Una noche en la cárcel
—Pasé una noche en la sala de espera del calabozo de la comisaría en plaza principal de Munich (Marienplatz). Fue en Semana Santa del 2007, cuando estaba trabajando en una empresa de ingeniería alemana. Dos amigos de España me vinieron a visitar—. Él vivía en un colegio alemán para españoles (Spanish College), en el 33 Dachauer Strasse. Un día hicieron una fiesta en el sótano (Keller en alemán), un lugar que los alemanes usaban como un trastero y los españoles como un punto de reunión. Uno de los compañeros les ofreció una botella de ron a cambio de coger un sofá rojo que estaba en la parada de metro de Marienplatz.
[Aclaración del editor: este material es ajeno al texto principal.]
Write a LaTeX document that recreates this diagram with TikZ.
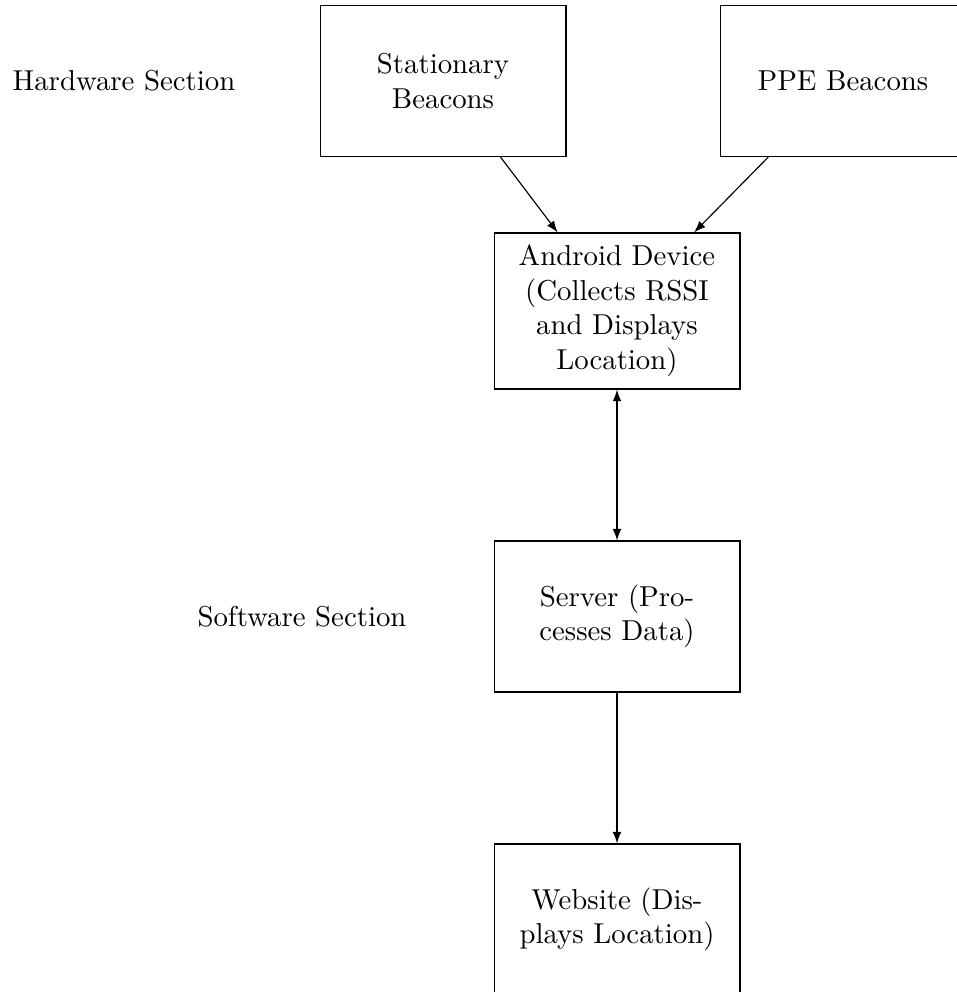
\documentclass[tikz,border=0pt]{standalone}
\usetikzlibrary{arrows.meta}
\begin{document}
\begin{tikzpicture}[x=0.34722pt,y=-0.34722pt,
  box/.style={draw, text width=2.5cm, align=center, minimum width=3cm, minimum height=52.4pt},
  arr/.style={-latex},
  lbl/.style={inner sep=0pt}]
\useasboundingbox (0,0) rectangle (957,992);
\node[box] (stat) at (443,81) {Stationary\\Beacons};
\node[box] (ppe) at (843,81) {PPE Beacons};
\node[box, minimum height=54.2pt] (andr) at (617,311) {Android Device\\(Collects RSSI\\and Displays\\Location)};
\node[box] (srv) at (617,616.5) {Server (Pro-\\cesses Data)};
\node[box] (web) at (617,919.5) {Website (Dis-\\plays Location)};
\node[lbl] (hw) at (124,81) {Hardware Section};
\node[lbl] (sw) at (302,617) {Software Section};
\draw[arr] (stat) -- (andr);
\draw[arr] (ppe) -- (andr);
\draw[latex-latex] (andr) -- (srv);
\draw[arr] (srv) -- (web);
\end{tikzpicture}
\end{document}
En Munich el ron estaba muy cotizado, —una botella cuesta 30 euros, así que accedimos—.
La broma les costó una noche en el calabozo a sus dos amigos y una multa de seiscientos euros cada uno. Cuando los detuvieron, los policías bávaros les dijeron que si les daban quinientos euros se podían ir a casa. Pero estaban borrachos y decidieron no aceptar el soborno y pasar una noche en comisaría con un grupo de rumanos que jugaban al cuatro en raya. Esa noche Alberto durmió en la sala de espera. Él no fue detenido. Era el único que hablaba alemán.
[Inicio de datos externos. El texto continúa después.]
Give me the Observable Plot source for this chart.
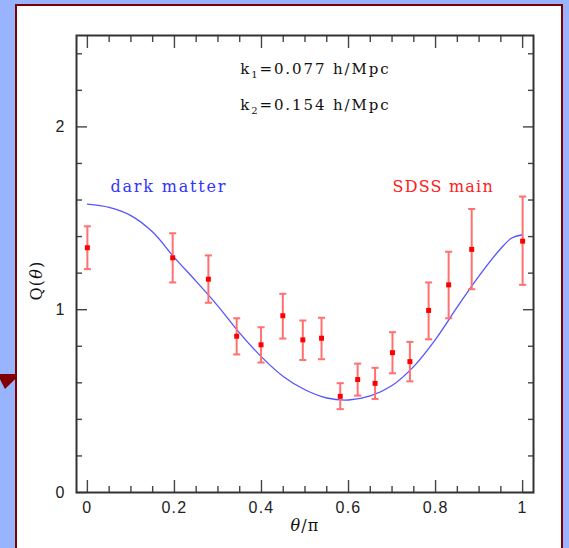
<!DOCTYPE html>
<html><head><meta charset="utf-8">
<script src="https://cdn.jsdelivr.net/npm/d3@7"></script>
<script src="https://cdn.jsdelivr.net/npm/@observablehq/plot@0.6"></script>
<style>
html,body{margin:0;padding:0;width:569px;height:548px;overflow:hidden;background:#99b4ff;}
#panel{position:absolute;left:15px;top:4px;width:544px;height:570px;background:#fff;border:2px solid #800000;}
#arrow{position:absolute;left:0;top:374px;width:15px;height:15px;background:#800000;clip-path:polygon(0 0,100% 0,100% 35%,33% 100%,0 35%);}
#chart{position:absolute;left:0;top:0;}
</style></head>
<body>
<div id="panel"></div>
<div id="arrow"></div>
<div id="chart"></div>
<script>
// Observed SDSS main points (theta/pi, Q, upper, lower)
const thetaObs = [0, 0.196, 0.278, 0.343, 0.399, 0.449, 0.495, 0.538, 0.581, 0.621, 0.661, 0.701, 0.741, 0.784, 0.830, 0.883, 1.0];
const qObs = [1.339, 1.284, 1.167, 0.855, 0.808, 0.967, 0.835, 0.844, 0.526, 0.618, 0.597, 0.765, 0.716, 0.996, 1.136, 1.330, 1.375];
const qHi  = [1.456, 1.418, 1.297, 0.953, 0.904, 1.087, 0.941, 0.956, 0.598, 0.705, 0.682, 0.877, 0.824, 1.149, 1.317, 1.551, 1.619];
const qLo  = [1.222, 1.149, 1.038, 0.755, 0.711, 0.842, 0.725, 0.729, 0.456, 0.530, 0.512, 0.652, 0.608, 0.838, 0.953, 1.112, 1.136];

// Dark matter curve
const thetaDM = [0, 0.05, 0.1, 0.15, 0.2, 0.25, 0.3, 0.35, 0.4, 0.45, 0.5, 0.55, 0.6, 0.65, 0.7, 0.75, 0.8, 0.85, 0.9, 0.95, 0.975, 1.0];
const qDM = [1.578, 1.560, 1.515, 1.425, 1.285, 1.155, 1.02, 0.872, 0.742, 0.635, 0.562, 0.517, 0.506, 0.528, 0.585, 0.69, 0.838, 1.015, 1.185, 1.335, 1.392, 1.41];

// Ticks
const xMajor = [0, 0.2, 0.4, 0.6, 0.8, 1];
const xTickLabels = ["0", "0.2", "0.4", "0.6", "0.8", "1"];
const xMinor = [0.05, 0.1, 0.15, 0.25, 0.3, 0.35, 0.45, 0.5, 0.55, 0.65, 0.7, 0.75, 0.85, 0.9, 0.95];
const yMajor = [0, 1, 2];
const yTickLabels = ["0", "1", "2"];
const yMinor = [0.2, 0.4, 0.6, 0.8, 1.2, 1.4, 1.6, 1.8, 2.2, 2.4];

const obs = thetaObs.map((t, i) => ({t, q: qObs[i], hi: qHi[i], lo: qLo[i]}));
const dm = thetaDM.map((t, i) => ({t, q: qDM[i]}));

const capSymbol = {draw(ctx, size) { const w = Math.sqrt(size); ctx.moveTo(-w, 0); ctx.lineTo(w, 0); }};

const tickStyle = {stroke: "#444", strokeWidth: 1.4, label: null, text: null};
const serif = "DejaVu Serif";

const chart = Plot.plot({
  width: 569, height: 548,
  marginLeft: 76, marginRight: 36, marginTop: 35, marginBottom: 56,
  style: {background: "transparent", fontFamily: "Liberation Sans", fontSize: "16px", color: "#222"},
  x: {domain: [-0.025, 1.025]},
  y: {domain: [0, 2.5]},
  marks: [
    // inward ticks on all four sides
    Plot.axisX(xMajor, {anchor: "bottom", tickSize: -12, ...tickStyle}),
    Plot.axisX(xMinor, {anchor: "bottom", tickSize: -6, ...tickStyle}),
    Plot.axisX(xMajor, {anchor: "top", tickSize: -12, ...tickStyle}),
    Plot.axisX(xMinor, {anchor: "top", tickSize: -6, ...tickStyle}),
    Plot.axisY(yMajor, {anchor: "left", tickSize: -11, ...tickStyle}),
    Plot.axisY(yMinor, {anchor: "left", tickSize: -6, ...tickStyle}),
    Plot.axisY(yMajor, {anchor: "right", tickSize: -11, ...tickStyle}),
    Plot.axisY(yMinor, {anchor: "right", tickSize: -6, ...tickStyle}),
    // tick labels
    Plot.axisX(xMajor, {anchor: "bottom", tickSize: 0, tickPadding: 9, label: null, tickFormat: (d, i) => xTickLabels[i], fill: "#222"}),
    Plot.axisY(yMajor, {anchor: "left", tickSize: 0, tickPadding: 11, label: null, tickFormat: (d, i) => yTickLabels[i], fill: "#222"}),
    Plot.frame({stroke: "#333", strokeWidth: 2}),
    // model
    Plot.line(dm, {x: "t", y: "q", curve: "catmull-rom", stroke: "#5555ff", strokeWidth: 1.3}),
    // error bars
    Plot.ruleX(obs, {x: "t", y1: "lo", y2: "hi", stroke: "#ff7070", strokeWidth: 2}),
    Plot.dot(obs, {x: "t", y: "hi", symbol: capSymbol, r: 2, fill: "none", stroke: "#ff7070", strokeWidth: 2}),
    Plot.dot(obs, {x: "t", y: "lo", symbol: capSymbol, r: 2, fill: "none", stroke: "#ff7070", strokeWidth: 2}),
    Plot.dot(obs, {x: "t", y: "q", symbol: "square", r: 2.8, fill: "#ff0000", stroke: "none"}),
    // annotations
    Plot.text(["dark matter"], {x: 0.053, y: 1.673, text: d => d, textAnchor: "start", fill: "#3333ff", fontFamily: serif, fontSize: 16, className: "dm"}),
    Plot.text(["SDSS main"], {x: 0.701, y: 1.673, text: d => d, textAnchor: "start", fill: "#ff2020", fontFamily: serif, fontSize: 16}),
    Plot.text(["k1=0.077 h/Mpc"], {x: 0.351, y: 2.316, text: d => d, textAnchor: "start", fill: "#111", fontFamily: serif, fontSize: 15, className: "klab"}),
    Plot.text(["k2=0.154 h/Mpc"], {x: 0.351, y: 2.119, text: d => d, textAnchor: "start", fill: "#111", fontFamily: serif, fontSize: 15, className: "klab"}),
    Plot.text(["θ/π"], {x: 0.5, frameAnchor: "bottom", dy: 38, text: d => d, fill: "#111", fontFamily: serif, fontSize: 16, className: "xlab"}),
    Plot.text(["Q(θ)"], {y: 1.05, frameAnchor: "left", dx: -40, rotate: -90, text: d => d, fill: "#111", fontFamily: serif, fontSize: 16, className: "ylab"})
  ]
});
const svg = d3.select(chart);
svg.selectAll("text").style("letter-spacing", "1.2px");
svg.selectAll(".dm text").style("letter-spacing", "1.8px");
// italic theta in axis labels
svg.selectAll(".xlab text, .ylab text").each(function() {
  const s = this.textContent;
  const el = d3.select(this);
  el.text(null);
  for (const ch of s) {
    const t = el.append("tspan").text(ch);
    if (ch === "θ") t.style("font-style", "italic");
  }
});
// subscripts in k labels
svg.selectAll(".klab text").style("letter-spacing", "1.9px").each(function() {
  const s = this.textContent;
  const el = d3.select(this);
  el.text(null);
  el.append("tspan").text(s[0]);
  el.append("tspan").attr("dy", 4).attr("font-size", 10).text(s[1]);
  el.append("tspan").attr("dy", -4).text(s.slice(2));
});
document.getElementById("chart").appendChild(chart);
</script>
</body></html>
—La vida en Munich no es tan fácil como se ve en los programas de televisión—. El ingeniero recuerda lo mal que lo pasó para encontrar una casa en Munich, una ciudad en la que hay que pasar entrevistas para que te acepten en un piso, como si fuera un trabajo.
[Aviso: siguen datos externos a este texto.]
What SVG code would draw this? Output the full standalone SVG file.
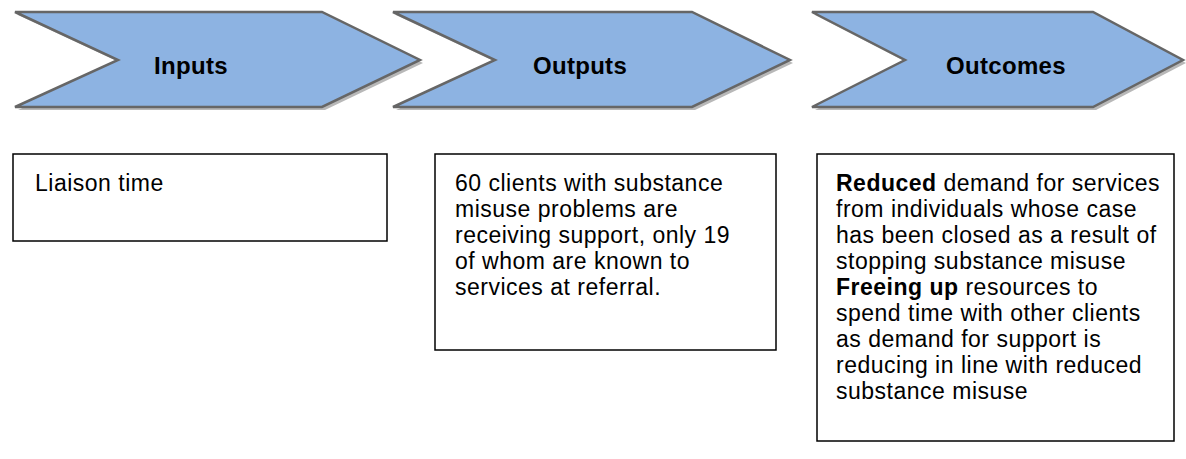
<svg xmlns="http://www.w3.org/2000/svg" width="1186" height="459" viewBox="0 0 1186 459">
<style>
.chev{fill:#8DB3E2;stroke:#666666;stroke-width:2.5;stroke-linejoin:miter}
.shadow{fill:#A6A6A6;opacity:0.8}
.head{font-family:"Liberation Sans",Arial,sans-serif;font-weight:bold;font-size:24px;letter-spacing:0.3px;fill:#000;text-anchor:middle}
.box{fill:#fff;stroke:#000;stroke-width:1.5}
.body{font-family:"Liberation Sans",Arial,sans-serif;font-size:23px;letter-spacing:0.5px;fill:#000}
.b{font-weight:bold}
</style>
<rect width="1186" height="459" fill="#fff"/>
<g id="chevron-inputs">
<polygon class="shadow" points="18,15 325,15 423,63 325,110 18,110 121,63"/>
<polygon class="chev" points="15,12 322,12 420,60 322,107 15,107 118,60"/>
<text class="head" x="191" y="74">Inputs</text>
</g>
<g id="chevron-outputs">
<polygon class="shadow" points="396,15 695,15 793,63 695,110 396,110 498,63"/>
<polygon class="chev" points="393,12 692,12 790,60 692,107 393,107 495,60"/>
<text class="head" x="580" y="74">Outputs</text>
</g>
<g id="chevron-outcomes">
<polygon class="shadow" points="815,15 1096,15 1186,63 1096,110 815,110 908,63"/>
<polygon class="chev" points="812,12 1093,12 1183,60 1093,107 812,107 905,60"/>
<text class="head" x="1006" y="74">Outcomes</text>
</g>
<g id="box-inputs">
<rect class="box" x="13" y="154" width="374" height="87"/>
<text class="body" x="35" y="191">Liaison time</text>
</g>
<g id="box-outputs">
<rect class="box" x="435" y="154" width="341" height="196"/>
<text class="body" x="455" y="191">60 clients with substance</text>
<text class="body" x="455" y="217">misuse problems are</text>
<text class="body" x="455" y="243">receiving support, only 19</text>
<text class="body" x="455" y="269">of whom are known to</text>
<text class="body" x="455" y="295">services at referral.</text>
</g>
<g id="box-outcomes">
<rect class="box" x="817" y="154" width="357" height="287"/>
<text class="body" x="836" y="191"><tspan class="b">Reduced</tspan> demand for services</text>
<text class="body" x="836" y="217">from individuals whose case</text>
<text class="body" x="836" y="243">has been closed as a result of</text>
<text class="body" x="836" y="269">stopping substance misuse</text>
<text class="body" x="836" y="295"><tspan class="b">Freeing up</tspan> resources to</text>
<text class="body" x="836" y="321">spend time with other clients</text>
<text class="body" x="836" y="347">as demand for support is</text>
<text class="body" x="836" y="373">reducing in line with reduced</text>
<text class="body" x="836" y="399">substance misuse</text>
</g>
<g id="connectors"></g>
</svg>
En los apartamentos no hay salones, cada inquilino come encerrado en su cuarto, a las cuatro de la tarde es de noche y en el invierno la nieve puede llegar a la altura de la rodilla. Munich, famosa por las jarras de rubia cebada en la Hofbräuhaus, la cervecería donde Hitler planeó el golpe de estado en los años 20 y uno de los pocos lugares de la ciudad bávara en el que se pueden ver insignias nazis pintadas en el techo, le ofrecía una vida acomodada que no quería tener, por eso decidió volver a España.
—Alemania es un país elitista—, dice. Las empresas te dan un contrato si estás muy preparado y tienes años de experiencia, pero es difícil conseguir un empleo como camarero, u otro oficio, si no se tienen idiomas.
Jóvenes de 25 a 35 años, cualificados y sin cargas familiares. Son el «nuevo emigrante español» en la Alemania del siglo XXI. Los ingenieros españoles tienen mucha preparación teórica. Encajan en el perfil demandado. Alberto comenta que a él no le resultó difícil encontrar empleo en España, y que si se trabaja de manera eficiente y con cualificación, se puede trabajar en Madrid, Munich o Tokio. Recomienda viajar como experiencia pero sabiendo que la realidad no es como en los programas de viajes.
Suena el timbre. Es su antigua compañera de piso. No viene a recoger las plantas muertas. Viene a visitarle, pese a que es de noche. Le trae la compra porque su esguince le impide moverse. El tipo de detalles que Alberto no tenía en Alemania.